-- DATASET EXTRACT --
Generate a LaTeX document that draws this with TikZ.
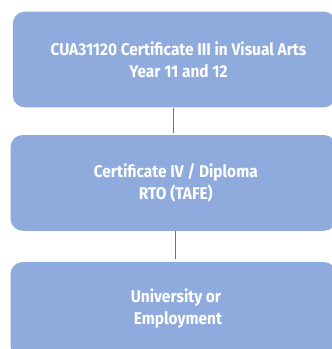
\documentclass[tikz,border=0pt]{standalone}
\usepackage{fontspec}
\usepackage{xcolor}
\usepackage{tikz}
\usetikzlibrary{calc}
\newfontfamily\boxfont{Fira Sans}[FakeStretch=0.91]

\definecolor{boxblue}{HTML}{8FAADC}
\definecolor{linkblue}{HTML}{4A74C4}

\begin{document}
\begin{tikzpicture}[x=1pt,y=-1pt,
    pathbox/.style={fill=boxblue,rounded corners=12pt,inner sep=0pt,
        minimum height=95.7pt},
    pathtext/.style={text=white,align=center,font=\boxfont\bfseries\fontsize{17}{21.7}\selectfont},
    link/.style={draw=linkblue,line width=1.3pt}]

\useasboundingbox (0,0) rectangle (332,349);

% boxes, top to bottom
\node[pathbox,minimum width=323pt] (certthree) at (174.3,59.5) {};
\node[pathbox,minimum width=325.5pt] (diploma) at (173.3,182.9) {};
\node[pathbox,minimum width=325.5pt] (uni) at (173.3,309.9) {};

% texts
\node[pathtext] (certthreetext) at ([xshift=4.2pt]certthree.center)
    {CUA31120 Certificate III in Visual Arts\\Year 11 and 12};
\node[pathtext] (diplomatext) at ([xshift=2.5pt]diploma.center)
    {Certificate IV / Diploma\\RTO (TAFE)};
\node[pathtext] (unitext) at ([xshift=2.7pt,yshift=1.5pt]uni.center)
    {University or\\\hspace*{4pt}Employment};

% connectors
\draw[link] ([xshift=-1pt]certthree.south) -- ([xshift=-1pt,yshift=2pt]certthree.south |- diploma.north);
\draw[link] ([xshift=2pt]diploma.south) -- ([xshift=2pt,yshift=3pt]diploma.south |- uni.north);
\end{tikzpicture}
\end{document}
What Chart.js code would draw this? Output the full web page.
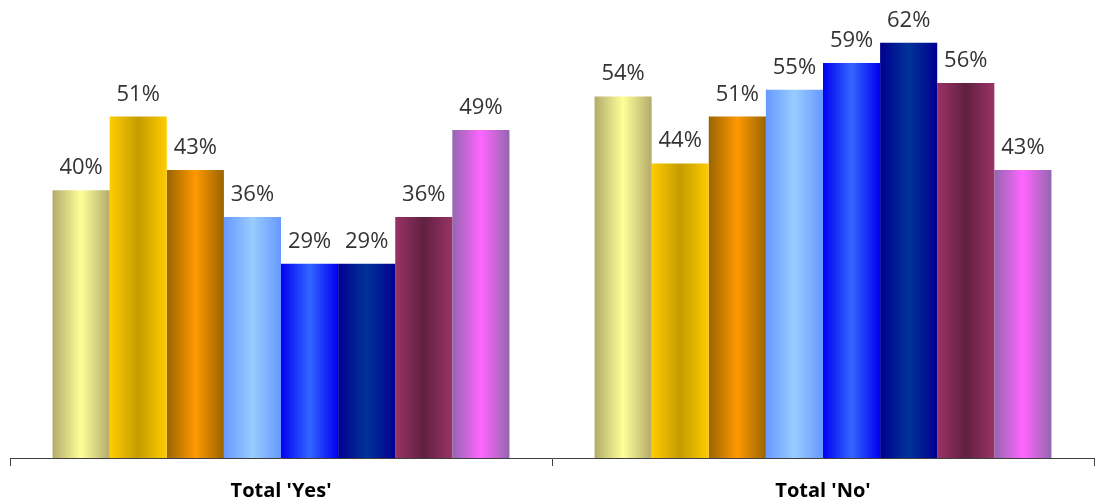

-- AIM --
Without including the pictures, reproduce all entries exactly.

-- FINISHED TASK --
Generate a LaTeX document that draws this with TikZ.
\documentclass[tikz,border=0pt]{standalone}
\usepackage{fontspec}
\usepackage{xcolor}
\usepackage{tikz}
\usetikzlibrary{calc}
\newfontfamily\boxfont{Fira Sans}[FakeStretch=0.91]

\definecolor{boxblue}{HTML}{8FAADC}
\definecolor{linkblue}{HTML}{4A74C4}

\begin{document}
\begin{tikzpicture}[x=1pt,y=-1pt,
    pathbox/.style={fill=boxblue,rounded corners=12pt,inner sep=0pt,
        minimum height=95.7pt},
    pathtext/.style={text=white,align=center,font=\boxfont\bfseries\fontsize{17}{21.7}\selectfont},
    link/.style={draw=linkblue,line width=1.3pt}]

\useasboundingbox (0,0) rectangle (332,349);

% boxes, top to bottom
\node[pathbox,minimum width=323pt] (certthree) at (174.3,59.5) {};
\node[pathbox,minimum width=325.5pt] (diploma) at (173.3,182.9) {};
\node[pathbox,minimum width=325.5pt] (uni) at (173.3,309.9) {};

% texts
\node[pathtext] (certthreetext) at ([xshift=4.2pt]certthree.center)
    {CUA31120 Certificate III in Visual Arts\\Year 11 and 12};
\node[pathtext] (diplomatext) at ([xshift=2.5pt]diploma.center)
    {Certificate IV / Diploma\\RTO (TAFE)};
\node[pathtext] (unitext) at ([xshift=2.7pt,yshift=1.5pt]uni.center)
    {University or\\\hspace*{4pt}Employment};

% connectors
\draw[link] ([xshift=-1pt]certthree.south) -- ([xshift=-1pt,yshift=2pt]certthree.south |- diploma.north);
\draw[link] ([xshift=2pt]diploma.south) -- ([xshift=2pt,yshift=3pt]diploma.south |- uni.north);
\end{tikzpicture}
\end{document}
What Chart.js code would draw this? Output the full web page.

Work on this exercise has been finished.